> **Raw data**:

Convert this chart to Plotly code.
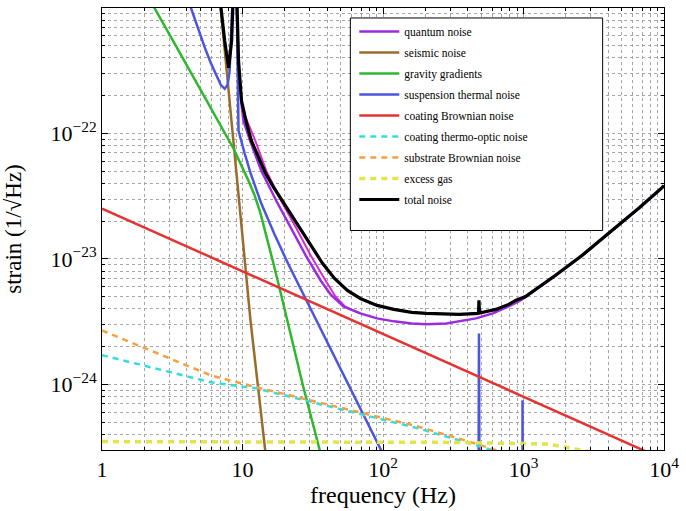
import plotly.graph_objects as go

# ---------------- data ----------------
quantum_f = [9.0, 9.4, 9.84, 10.16, 11.38, 13.61, 17.35, 22.14, 28.23, 36.0, 42.35, 52.28, 68.87, 90.7, 119.5,
             160, 204, 282, 349, 459, 605, 784, 952, 1033, 1215, 1680, 2603, 4446, 6665, 9681, 10000]
quantum_h = [1.5e-21, 3.3e-22, 1.7e-22, 1.262e-22, 8.6e-23, 5.05e-23, 2.92e-23, 1.778e-23, 1.064e-23, 6.73e-24,
             5.21e-24, 4.18e-24, 3.68e-24, 3.36e-24, 3.18e-24, 3.06e-24, 3.01e-24, 3.06e-24, 3.18e-24, 3.36e-24,
             3.68e-24, 4.18e-24, 4.67e-24, 4.95e-24, 5.65e-24, 7.3e-24, 1.055e-23, 1.73e-23, 2.54e-23, 3.67e-23, 3.81e-23]

quantum2_f = [10.5, 12.34, 14.75, 18.8, 24.0, 30.6, 39.0, 46.0, 54.0, 68.87]
quantum2_h = [1.35e-22, 8.75e-23, 5.05e-23, 2.92e-23, 1.778e-23, 1.064e-23, 6.73e-24, 5.0e-24, 4.15e-24, 3.68e-24]

seismic_f = [6.8, 7.0, 7.71, 8.37, 11.4, 14.5, 15.5]
seismic_h = [1.4e-21, 1.0e-21, 3.33e-22, 1.26e-22, 3.23e-24, 3.0e-25, 1.5e-25]

gravity_f = [2.0, 2.362, 3.266, 4.518, 6.249, 8.643, 11.02, 12.15, 13.39, 14.76, 16.54, 18.82, 21.09, 26.9,
             35.43, 40.0]
gravity_h = [1.34e-21, 1.0e-21, 5.27e-22, 2.77e-22, 1.462e-22, 7.56e-23, 4.21e-23, 3.25e-23, 2.34e-23, 1.563e-23,
             9.36e-24, 5.21e-24, 3.06e-24, 9.84e-25, 3.0e-25, 1.6e-25]

susp_f = [4.0, 4.30, 4.82, 5.40, 5.95, 6.56, 7.00, 7.47, 7.84, 8.10, 8.5, 8.85, 9.1, 9.37, 10.33, 11.38, 13.61,
          16.80, 21.09, 87.8, 96.8, 120, 200,
          475, 480, 482, 484, 490, 800, 975, 982, 984, 986, 995, 2000]
susp_h = [1.26e-21, 1.0e-21, 6.81e-22, 4.81e-22, 3.65e-22, 2.83e-22, 2.44e-22, 2.27e-22, 2.44e-22, 3.15e-22,
          1.1e-21, 3.5e-21, 1.1e-21, 1.05e-22, 7.02e-23, 4.87e-23, 2.76e-23,
          1.592e-23, 9.19e-24, 3.79e-25, 3.0e-25, 1.5e-25, 6e-26,
          1e-26, 1e-26, 2.55e-24, 1e-26, 1e-26, 1e-26, 1e-26, 1e-26, 7.46e-25, 1e-26, 1e-26, 1e-26]

coat_f = [1, 10000]
coat_h = [2.52e-23, 2.52e-25]

thermo_f = [1, 5.95, 12.5, 173, 410, 2000, 5000]
thermo_h = [1.71e-24, 1.04e-24, 9.3e-25, 4.5e-25, 3.4e-25, 1.95e-25, 1.45e-25]

substrate_f = [1, 5.95, 12.5, 173, 410, 2000, 5000]
substrate_h = [2.69e-24, 1.18e-24, 9.5e-25, 4.65e-25, 3.5e-25, 2.0e-25, 1.5e-25]

gas_f = [1, 300, 1500, 3000, 6000]
gas_h = [3.5e-25, 3.45e-25, 3.35e-25, 2.9e-25, 2.3e-25]

total_f = [6.8, 7.0, 7.47, 7.97, 8.37, 8.6, 8.85, 9.1, 9.37, 9.84, 10.67, 11.57, 12.97, 14.52, 16.54, 18.82,
           21.09, 24.80, 30.62, 37.19, 45.18, 55.79, 68.87, 90.7, 119.5, 160, 204, 282, 349, 478, 482, 486,
           635, 784, 878, 1033, 1215, 1680, 2603, 4446, 6665, 9681, 10000]
total_h = [1.4e-21, 1.0e-21, 5.46e-22, 3.33e-22, 5.5e-22, 1.3e-21, 4e-21, 1.3e-21, 3.8e-22, 1.82e-22, 1.217e-22,
           8.75e-23, 6.41e-23, 4.87e-23, 3.77e-23, 3.02e-23, 2.43e-23, 1.845e-23, 1.279e-23, 9.19e-24,
           6.98e-24, 5.61e-24, 4.84e-24, 4.26e-24, 3.96e-24, 3.75e-24, 3.68e-24, 3.61e-24, 3.61e-24,
           3.68e-24, 4.67e-24, 3.70e-24, 3.96e-24, 4.34e-24, 4.67e-24, 5.02e-24, 5.71e-24, 7.38e-24,
           1.064e-23, 1.745e-23, 2.56e-23, 3.70e-23, 3.84e-23]

x_ticks = [1, 10, 100, 1000, 10000]
x_ticktext = ['1', '10', '10<sup>2</sup>', '10<sup>3</sup>', '10<sup>4</sup>']
y_ticks = [1e-24, 1e-23, 1e-22]
y_ticktext = ['10<sup>\u221224</sup>', '10<sup>\u221223</sup>', '10<sup>\u221222</sup>']

# ---------------- figure ----------------
SERIF = 'Liberation Serif, Times New Roman, serif'
fig = go.Figure()


def add(f, h, name, color, width=2.5, dash='solid', showlegend=True):
    fig.add_trace(go.Scatter(
        x=f, y=h, mode='lines', name=name, legendgroup=name if showlegend else None,
        showlegend=showlegend,
        line=dict(color=color, width=width, dash=dash),
    ))


add(quantum2_f, quantum2_h, 'quantum2', '#D92BD0', width=2, showlegend=False)
add(quantum_f, quantum_h, 'quantum noise', '#9A2BE0')
add(seismic_f, seismic_h, 'seismic noise', '#9A6C2A')
add(gravity_f, gravity_h, 'gravity gradients', '#2DB82D')
add(susp_f, susp_h, 'suspension thermal noise', '#4B55E0')
add(coat_f, coat_h, 'coating Brownian noise', '#E63232')
add(thermo_f, thermo_h, 'coating thermo-optic noise', '#33DDDD', dash='6px,5px')
add(substrate_f, substrate_h, 'substrate Brownian noise', '#F5A040', dash='6px,5px')
add(gas_f, gas_h, 'excess gas', '#E2E44A', width=3.5, dash='6px,5px')
add(total_f, total_h, 'total noise', '#000000', width=3.2)

GRID = '#a6a6a6'
x_minor = [k * 10 ** e for e in range(0, 4) for k in range(2, 10)]
y_minor = [k * 10.0 ** e for e in range(-25, -21) for k in range(2, 10)]

axis_common = dict(
    type='log', showline=True, linecolor='black', linewidth=1, mirror='allticks',
    ticks='inside', ticklen=6, tickcolor='black', zeroline=False,
    showgrid=True, gridcolor=GRID, gridwidth=1, griddash='3px,3px',
    tickfont=dict(family=SERIF, size=22, color='black'),
)

fig.update_xaxes(
    **axis_common, range=[0, 4], tickmode='array', tickvals=x_ticks, ticktext=x_ticktext,
    minor=dict(tickmode='array', tickvals=x_minor, ticks='inside', ticklen=3, tickcolor='black',
               showgrid=True, gridcolor=GRID, gridwidth=1, griddash='3px,3px'),
    title=dict(text='frequency (Hz)', font=dict(family=SERIF, size=24, color='black'), standoff=2),
)
fig.update_yaxes(
    **axis_common, range=[-24.5229, -21], tickmode='array', tickvals=y_ticks, ticktext=y_ticktext,
    minor=dict(tickmode='array', tickvals=y_minor, ticks='inside', ticklen=3, tickcolor='black',
               showgrid=True, gridcolor=GRID, gridwidth=1, griddash='3px,3px'),
    title=dict(text='strain (1/\u221aHz)', font=dict(family=SERIF, size=23, color='black'), standoff=22),
)

# opaque legend box
fig.add_shape(type='rect', xref='paper', yref='paper', layer='above',
              x0=(353 - 102) / 568, x1=(608 - 102) / 568, y0=1 - (230 - 7) / 443, y1=1 - (17 - 7) / 443,
              fillcolor='white', line=dict(color='black', width=1))

fig.update_layout(
    width=686, height=511,
    margin=dict(l=102, r=16, t=7, b=61),
    paper_bgcolor='white', plot_bgcolor='white',
    showlegend=True,
    legend=dict(
        x=(357 - 102) / 568, y=1 - (16 - 7) / 443, xanchor='left', yanchor='top',
        bgcolor='rgba(0,0,0,0)', borderwidth=0,
        font=dict(family=SERIF, size=11.5, color='black'),
        traceorder='grouped', tracegroupgap=2, itemwidth=40,
    ),
)

fig.write_html('out.html')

> **Given problem**:
Emit the lines of the material exactly, from its first line to the line containing "import plotly.graph_objects as go", inclusive; leave every picture out.

> **Written answer**:
Convert this chart to Plotly code.
import plotly.graph_objects as go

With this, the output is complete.